Tax Deduction u/s 80DD for Expenses Incurred on Treatment of a Disabled Dependent
According to Section 80DD, expenditure incurred for treatment of a disabled dependent or for payment made for an approved insurance scheme meant for maintenance of a disabled dependent shall be eligible for tax-deduction.
If the dependent is suffering from severe disability (i.e. disability of 80% or more) the limit for tax deduction has been fixed at Rs 125,000 per financial year. This limit shall be restricted to Rs. 75,000 in other cases i.e. lower degree of disability. A person with disability shall be the one who has suffered ‘not less than 40% disability’ as per the certification of a medical authority.
The disabilities eligible under this section includes hearing impairment, mental illness, autism, cerebral palsy, multiple disabilities, blindness (or low vision), mental retardation, leprosy, etc. In case of individual tax payees, dependents who are covered include spouse, children, siblings and/or parents. In case of HUF, any member of HUF can be treated as a dependent. A certificate of treatment from doctors of government hospitals is required to be submitted in a prescribed format to claim deduction as a disabled dependant under this section.
Payment to an insurance scheme is eligible for tax deduction only if the disabled dependent gets the amount (whether in the form of annuity or lump sum) after the tax payer’s death.

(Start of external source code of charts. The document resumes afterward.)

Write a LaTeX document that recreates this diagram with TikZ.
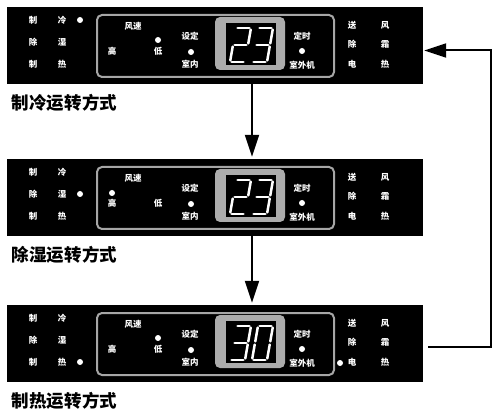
\documentclass[tikz,border=0pt]{standalone}
\usepackage{fontspec}
\newfontfamily\cjk{Noto Sans CJK SC}
\usetikzlibrary{arrows.meta,positioning}

\begin{document}
\begin{tikzpicture}[x=1pt,y=-1pt,
      panel_box/.style={
         rectangle,
         fill=black,
         inner sep=0pt,
         minimum width=416pt,
         minimum height=77pt},
      frame_line/.style={
         draw=gray!70,
         line width=2pt,
         rounded corners=5pt},
      disp_frame/.style={
         fill=gray!65,
         rounded corners=5pt},
      led_txt/.style={
         text=white,
         inner sep=0pt,
         font=\cjk\bfseries\fontsize{8.5}{8.5}\selectfont},
      led_dot/.style={
         circle,
         fill=white,
         inner sep=0pt,
         minimum size=6pt},
      seg_line/.style={
         white,
         line width=2.5pt,
         line cap=round,
         shorten <=1.6pt,
         shorten >=1.6pt},
      caption_txt/.style={
         inner sep=0pt,
         font=\cjk\bfseries\fontsize{17.5}{17.5}\selectfont},
      arrow_flow/.style={
        -{Triangle[width=14pt,length=22pt]},
        line width=2pt,
        }
]
      \useasboundingbox (0,0) rectangle (492,411);

      %panels
      \foreach \i/\T/\my/\fx/\fy in {1/7/13/158/33, 2/159/35/112/34, 3/305/57/158/33}{
        \node[panel_box] (p\i) at (215,\T+38.5) {};
        \draw[frame_line] (97,\T+8) rectangle (334,\T+70);
        \fill[disp_frame] (215,\T+10) rectangle (285,\T+63);
        \fill[black] (226,\T+16) rectangle (276,\T+58);
        \foreach \c/\x/\y/\n in {% text/x/y/name
          制/33/13/a, 冷/62/13/b, 除/33/35/c, 湿/62/35/d, 制/33/57/e, 热/62/57/f,
          风速/133/19/g, 高/112/44/h, 低/158/44/k,
          设定/190/29/l, 室内/190/57/m, 定时/302/29/n, 室外机/302/58/o,
          送/352/18/q, 风/385/18/r, 除/352/37/s, 霜/385/37/t, 电/352/57/u, 热/385/57/v}
          \node[led_txt] (t\i\n) at (\x,\T+\y) {\c};
        \node[led_dot] (mode\i) at (80,\T+\my) {};
        \node[led_dot] (fan\i) at (\fx,\T+\fy) {};
        \node[led_dot] (set\i) at (191,\T+45) {};
        \node[led_dot] (tim\i) at (302,\T+44) {};
      }
      \node[led_dot] (heat3) at (340,363) {};

      %digits
      \foreach \T/\dx/\segs in {% panel top/left/segments
        7/230/{TL/TR,TR/MR,MR/ML,ML/BL,BL/BR},
        7/252/{TL/TR,TR/MR,ML/MR,MR/BR,BL/BR},
        159/230/{TL/TR,TR/MR,MR/ML,ML/BL,BL/BR},
        159/252/{TL/TR,TR/MR,ML/MR,MR/BR,BL/BR},
        305/230/{TL/TR,TR/MR,ML/MR,MR/BR,BL/BR},
        305/252/{TL/TR,TR/MR,MR/BR,BL/BR,ML/BL,TL/ML}}{
        \coordinate (TL) at (\dx+6,\T+21);
        \coordinate (TR) at (\dx+21,\T+21);
        \coordinate (ML) at (\dx+3,\T+38);
        \coordinate (MR) at (\dx+18,\T+38);
        \coordinate (BL) at (\dx,\T+55);
        \coordinate (BR) at (\dx+15,\T+55);
        \foreach \a/\b in \segs
          \draw[seg_line] (\a) -- (\b);
      }

      %captions
      \node[caption_txt,below right=10pt and 5pt of p1.south west] (c1) {制冷运转方式};
      \node[caption_txt,below right=10pt and 5pt of p2.south west] (c2) {除湿运转方式};
      \node[caption_txt,below right=10pt and 5pt of p3.south west] (c3) {制热运转方式};

      %arrows
      \coordinate (ax) at (252,0);
      \draw[arrow_flow] (p1.south -| ax) -- ([yshift=2pt]p2.north -| ax);
      \draw[arrow_flow] (p2.south -| ax) -- ([yshift=2pt]p3.north -| ax);
      \draw[arrow_flow] ([xshift=5pt,yshift=-3pt]p3.east) -- ++(63,0) |- ([xshift=1pt,yshift=-5pt]p1.east);

\end{tikzpicture}
\end{document}
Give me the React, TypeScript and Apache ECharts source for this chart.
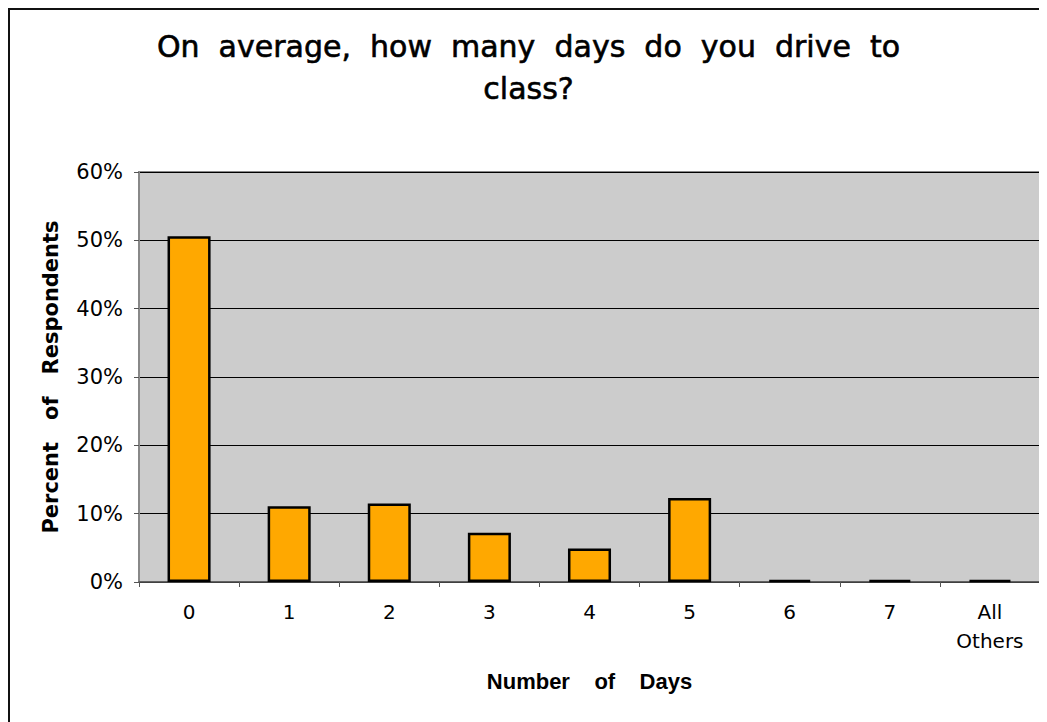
import React, { useEffect, useRef } from "react";
import * as echarts from "echarts";

const categories = ["0", "1", "2", "3", "4", "5", "6", "7", "All\nOthers"];
const percentValues = [50.6, 11.1, 11.5, 7.2, 4.9, 12.3, 0.3, 0.3, 0.3];
const yTickMax = 60;
const yTickInterval = 10;

const chartTitle = "On  average,  how  many  days  do  you  drive  to\nclass?";
const xAxisTitle = "Number    of    Days";
const yAxisTitle = "Percent   of   Respondents";

export default function App() {
  const ref = useRef<HTMLDivElement>(null);

  useEffect(() => {
    if (!ref.current) return;
    const chart = echarts.init(ref.current, null, { renderer: "svg" });
    chart.setOption({
      animation: false,
      backgroundColor: "#ffffff",
      title: {
        text: chartTitle,
        left: "center",
        top: 10,
        textStyle: {
          fontFamily: "'DejaVu Sans', sans-serif",
          fontSize: 30,
          fontWeight: "normal",
          color: "#000",
          lineHeight: 42,
          textBorderColor: "#000",
          textBorderWidth: 0.6,
        },
      },
      grid: {
        left: 129,
        right: 7,
        top: 162,
        bottom: 140,
        show: true,
        backgroundColor: "#cccccc",
        borderColor: "#888888",
        borderWidth: 2,
      },
      xAxis: {
        type: "category",
        data: categories,
        name: xAxisTitle,
        nameLocation: "middle",
        nameGap: 88,
        nameTextStyle: {
          fontFamily: "'Liberation Sans', Arial, sans-serif",
          fontWeight: "bold",
          fontSize: 22,
          color: "#000",
        },
        axisLine: { show: true, lineStyle: { color: "#555", width: 1.5 } },
        axisTick: { show: true, length: 5, lineStyle: { color: "#555" }, alignWithLabel: false },
        axisLabel: {
          fontFamily: "'DejaVu Sans', Verdana, sans-serif",
          fontSize: 20,
          color: "#000",
          margin: 15,
          lineHeight: 29,
          interval: 0,
        },
        splitLine: { show: false },
      },
      yAxis: {
        type: "value",
        min: 0,
        max: yTickMax,
        interval: yTickInterval,
        name: yAxisTitle,
        nameLocation: "middle",
        nameGap: 78,
        nameTextStyle: {
          fontFamily: "'DejaVu Sans', sans-serif",
          fontWeight: "bold",
          fontSize: 21,
          color: "#000",
        },
        axisLine: { show: true, lineStyle: { color: "#888", width: 2 } },
        axisTick: { show: true, length: 5, lineStyle: { color: "#555" } },
        axisLabel: {
          formatter: "{value}%",
          fontFamily: "'DejaVu Sans', Verdana, sans-serif",
          fontSize: 21,
          color: "#000",
          margin: 16,
        },
        splitLine: { show: true, lineStyle: { color: "#000", width: 1 } },
      },
      series: [
        {
          type: "bar",
          data: percentValues,
          barWidth: "43%",
          itemStyle: {
            color: "#FFA800",
            borderColor: "#000",
            borderWidth: 2.5,
          },
        },
      ],
    });
    return () => chart.dispose();
  }, []);

  return (
    <div
      style={{
        width: 1039,
        height: 714,
        borderLeft: "2px solid #111",
        borderTop: "2px solid #111",
        boxSizing: "border-box",
        overflow: "hidden",
      }}
    >
      <div ref={ref} style={{ width: 1037, height: 712 }} />
    </div>
  );
}
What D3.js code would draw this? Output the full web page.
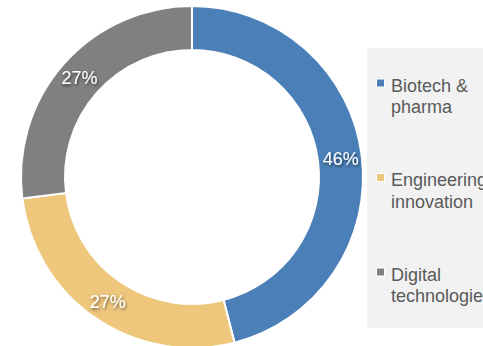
<!DOCTYPE html>
<html>
<head>
<meta charset="utf-8">
<script src="https://cdn.jsdelivr.net/npm/d3@7"></script>
<style>
  body { margin: 0; background: #fff; }
  svg { display: block; font-family: "Liberation Sans", Arial, sans-serif; }
</style>
</head>
<body>
<div id="chart"></div>
<script>
// chart data
const categories = ["Biotech & pharma", "Engineering innovation", "Digital technologies"];
const shares = [46, 27, 27];
const labels = ["46%", "27%", "27%"];
const legendLines = [["Biotech &", "pharma"], ["Engineering", "innovation"], ["Digital", "technologies"]];
const colors = ["#4a7fb7", "#eec77d", "#808080"];

const width = 483;
const height = 346;

const svg = d3.select("#chart")
    .append("svg")
    .attr("width", width)
    .attr("height", height);

// soft shadow behind the slice labels
const defs = svg.append("defs");
const shadow = defs.append("filter")
    .attr("id", "shadow")
    .attr("x", "-30%").attr("y", "-30%")
    .attr("width", "160%").attr("height", "160%");
shadow.append("feDropShadow")
    .attr("dx", 1).attr("dy", 1.5)
    .attr("stdDeviation", 1.5)
    .attr("flood-color", "#000")
    .attr("flood-opacity", 0.6);

// donut
const cx = 192, cy = 177;
const outerR = 171, innerR = 127;

const pie = d3.pie().sort(null).value(d => d);
const arcs = pie(shares);

const arc = d3.arc().innerRadius(innerR).outerRadius(outerR);
const labelArc = d3.arc().innerRadius(150).outerRadius(150);

const g = svg.append("g").attr("transform", `translate(${cx},${cy})`);

g.selectAll("path")
    .data(arcs)
    .enter().append("path")
    .attr("d", arc)
    .attr("fill", (d, i) => colors[i])
    .attr("stroke", "#fff")
    .attr("stroke-width", 2);

g.selectAll("text.pct")
    .data(arcs)
    .enter().append("text")
    .attr("class", "pct")
    .attr("transform", d => `translate(${labelArc.centroid(d)})`)
    .attr("text-anchor", "middle")
    .attr("dy", "0.36em")
    .attr("fill", "#fff")
    .attr("filter", "url(#shadow)")
    .style("font-size", "18px")
    .text((d, i) => labels[i]);

// legend box
svg.append("rect")
    .attr("x", 367)
    .attr("y", 48)
    .attr("width", width - 367)
    .attr("height", 280)
    .attr("fill", "#f2f2f2");

const legendY = d3.scalePoint()
    .domain(categories)
    .range([91.5, 280.5]);

const items = svg.selectAll("g.legend")
    .data(categories)
    .enter().append("g")
    .attr("class", "legend")
    .attr("transform", d => `translate(0,${legendY(d)})`);

items.append("rect")
    .attr("x", 376.5)
    .attr("y", -12.5)
    .attr("width", 8)
    .attr("height", 8)
    .attr("fill", (d, i) => colors[i])
    .attr("stroke", "#fff")
    .attr("stroke-width", 1);

items.append("text")
    .attr("x", 391)
    .attr("fill", "#595959")
    .style("font-size", "18px")
    .selectAll("tspan")
    .data((d, i) => legendLines[i])
    .enter().append("tspan")
    .attr("x", 391)
    .attr("y", (d, j) => j * 21.5)
    .text(d => d);
</script>
</body>
</html>
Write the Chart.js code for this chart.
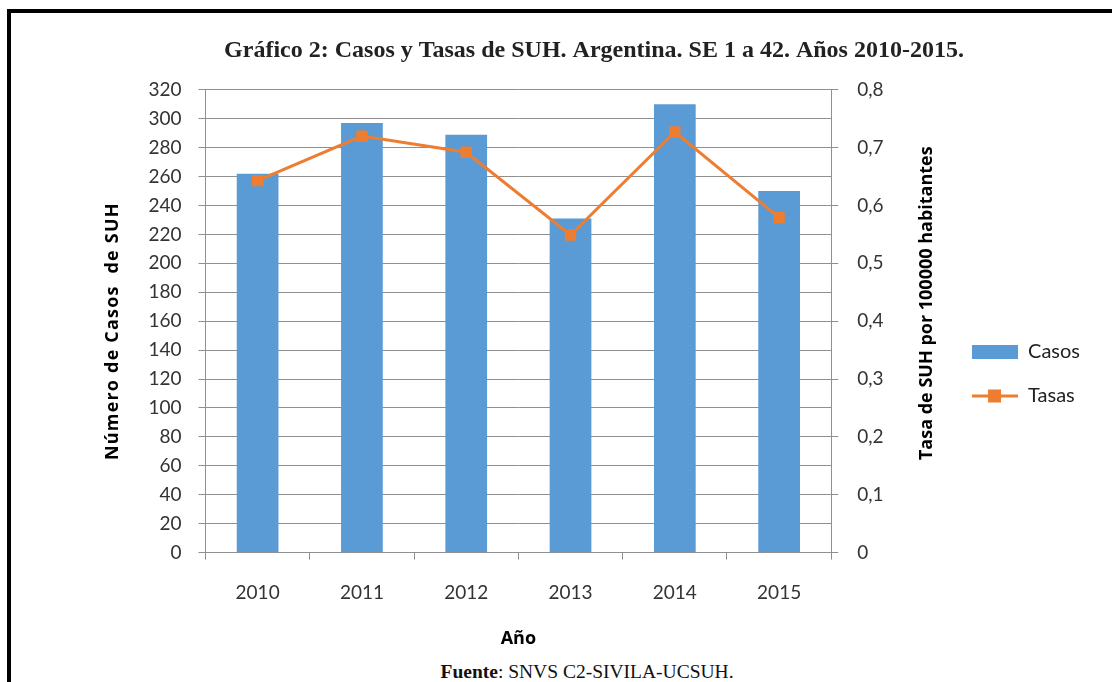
<!DOCTYPE html>
<html lang="es">
<head>
<meta charset="utf-8">
<title>Gráfico 2: Casos y Tasas de SUH</title>
<script src="https://cdn.jsdelivr.net/npm/chart.js@4.4.1/dist/chart.umd.min.js"></script>
<style>
  html, body { margin: 0; padding: 0; background: #fff; width: 1112px; height: 682px; overflow: hidden; }
  #marco { position: absolute; left: 7px; top: 9px; right: -10px; bottom: -10px; border-top: 4px solid #000; border-left: 4px solid #000; }
  #lienzo { position: absolute; left: 62px; top: 14px; width: 1050px; height: 644px; }
  #fuente { position: absolute; left: 62px; width: 1050px; top: 661px; text-align: center; font-family: 'Liberation Serif', serif; font-size: 19.5px; color: #111; }
</style>
</head>
<body>
<div id="marco"></div>
<div id="lienzo"><canvas id="myChart"></canvas></div>
<div id="fuente"><b>Fuente</b>: SNVS C2-SIVILA-UCSUH.</div>
<script>
const anios = ['2010', '2011', '2012', '2013', '2014', '2015'];
const casos = [262, 297, 289, 231, 310, 250];
const tasas = [0.643, 0.72, 0.692, 0.549, 0.727, 0.579];

const titulo = 'Gráfico 2: Casos y Tasas de SUH. Argentina. SE 1 a 42. Años 2010-2015.';
const tituloIzq = 'Número de Casos  de SUH';
const tituloDer = 'Tasa de SUH por 100000 habitantes';
const tituloX = 'Año';

const azul = '#5B9BD5';
const naranja = '#ED7D31';
const gris = '#8f8f8f';
const fuenteEje = 'bold 18px "Open Sans"';

// iconos de la leyenda
function iconoBarra() {
  const c = document.createElement('canvas');
  c.width = 46; c.height = 14;
  const g = c.getContext('2d');
  g.fillStyle = azul;
  g.fillRect(0, 0, 46, 14);
  return c;
}
function iconoLinea() {
  const c = document.createElement('canvas');
  c.width = 46; c.height = 14;
  const g = c.getContext('2d');
  g.fillStyle = naranja;
  g.fillRect(0, 5.5, 46, 3);
  g.fillRect(16, 0.5, 13, 13);
  return c;
}

// titulos de ejes leyendo de abajo hacia arriba (como en el original)
const titulosEjes = {
  id: 'titulosEjes',
  afterDraw(chart) {
    const {ctx, chartArea, scales} = chart;
    const medio = (chartArea.top + chartArea.bottom) / 2;
    const izq = scales.y.options.title.padding.top;
    const der = scales.y1.options.title.padding.top;
    ctx.save();
    ctx.font = fuenteEje;
    ctx.fillStyle = '#000';
    ctx.textAlign = 'center';
    ctx.textBaseline = 'middle';

    ctx.save();
    ctx.letterSpacing = '1.2px';
    ctx.translate(scales.y.left + izq + 11, medio + 10);
    ctx.rotate(-Math.PI / 2);
    ctx.fillText(tituloIzq, 0, 0);
    ctx.restore();

    ctx.save();
    ctx.translate(scales.y1.right - der - 11, medio - 18);
    ctx.rotate(-Math.PI / 2);
    ctx.fillText(tituloDer, 0, 0);
    ctx.restore();

    ctx.restore();
  }
};

const ctx = document.getElementById('myChart');

const data = {
  labels: anios,
  datasets: [{
    type: 'bar',
    label: 'Casos',
    data: casos,
    backgroundColor: azul,
    yAxisID: 'y',
    order: 2,
    barPercentage: 0.4,
    categoryPercentage: 1
  }, {
    type: 'line',
    label: 'Tasas',
    data: tasas,
    borderColor: naranja,
    backgroundColor: naranja,
    borderWidth: 3,
    pointStyle: 'rect',
    pointRadius: 8,
    pointBackgroundColor: naranja,
    pointBorderWidth: 0,
    yAxisID: 'y1',
    order: 1
  }]
};

const config = {
  type: 'bar',
  data: data,
  options: {
    responsive: true,
    maintainAspectRatio: false,
    animation: false,
    layout: { padding: { left: 36, right: 22, top: 0, bottom: 4 } },
    plugins: {
      title: {
        display: true,
        text: titulo,
        color: '#222',
        font: { family: 'Liberation Serif', size: 24, weight: 'bold' },
        padding: { top: 22, bottom: 25 }
      },
      legend: {
        position: 'right',
        title: { display: true, text: ' ', padding: { top: 68, bottom: 0 }, font: { size: 10 } },
        labels: {
          usePointStyle: true,
          pointStyleWidth: 46,
          padding: 24,
          color: '#222',
          font: { family: 'Lato', size: 20 },
          generateLabels: () => [
            { text: 'Casos', pointStyle: iconoBarra(), datasetIndex: 0, fontColor: '#222' },
            { text: 'Tasas', pointStyle: iconoLinea(), datasetIndex: 1, fontColor: '#222' }
          ]
        }
      },
      tooltip: { enabled: false }
    },
    scales: {
      x: {
        grid: { display: true, drawOnChartArea: false, color: gris, tickLength: 7, offset: true },
        border: { color: gris },
        ticks: { color: '#333', padding: 22, font: { family: 'Lato', size: 19 } },
        title: { display: true, text: tituloX, color: '#000', font: { family: 'Open Sans', size: 18, weight: 'bold' }, padding: { top: 2, bottom: 4 } }
      },
      y: {
        position: 'left',
        min: 0,
        max: 320,
        grid: { color: gris, tickLength: 7 },
        border: { color: gris },
        ticks: { stepSize: 20, color: '#333', padding: 17, font: { family: 'Lato', size: 19 } },
        title: { display: true, text: tituloIzq, color: 'transparent', font: { family: 'Open Sans', size: 17, weight: 'bold' }, padding: { top: 4, bottom: 9 } }
      },
      y1: {
        position: 'right',
        min: 0,
        max: 0.8,
        grid: { drawOnChartArea: false, color: gris, tickLength: 7 },
        border: { color: gris },
        ticks: {
          stepSize: 0.1,
          color: '#333',
          padding: 19,
          font: { family: 'Lato', size: 19 },
          callback: v => String(Math.round(v * 10) / 10).replace('.', ',')
        },
        title: { display: true, text: tituloDer, color: 'transparent', font: { family: 'Open Sans', size: 17, weight: 'bold' }, padding: { top: 10, bottom: 15 } }
      }
    }
  },
  plugins: [titulosEjes]
};

const myChart = new Chart(ctx, config);
</script>
</body>
</html>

A trust, dependent, or any other person can be nominated for receiving the payment on behalf of dependent in such cases.
Deduction u/s 80U for Persons with Disabilities
A disabled person suffering with 40% or more disability can claim deductions capped at INR 75,000 annually under this section. In case of severe disability, the deduction limit shall be increased to INR 125,000. A certificate from government approved medical authority is required to be furnished for claiming deduction under this section. Reassessment of disability will be done on expiry of the certificate. The disabilities eligible for deduction are same as under section 80DD of the Income Tax Act of 1961.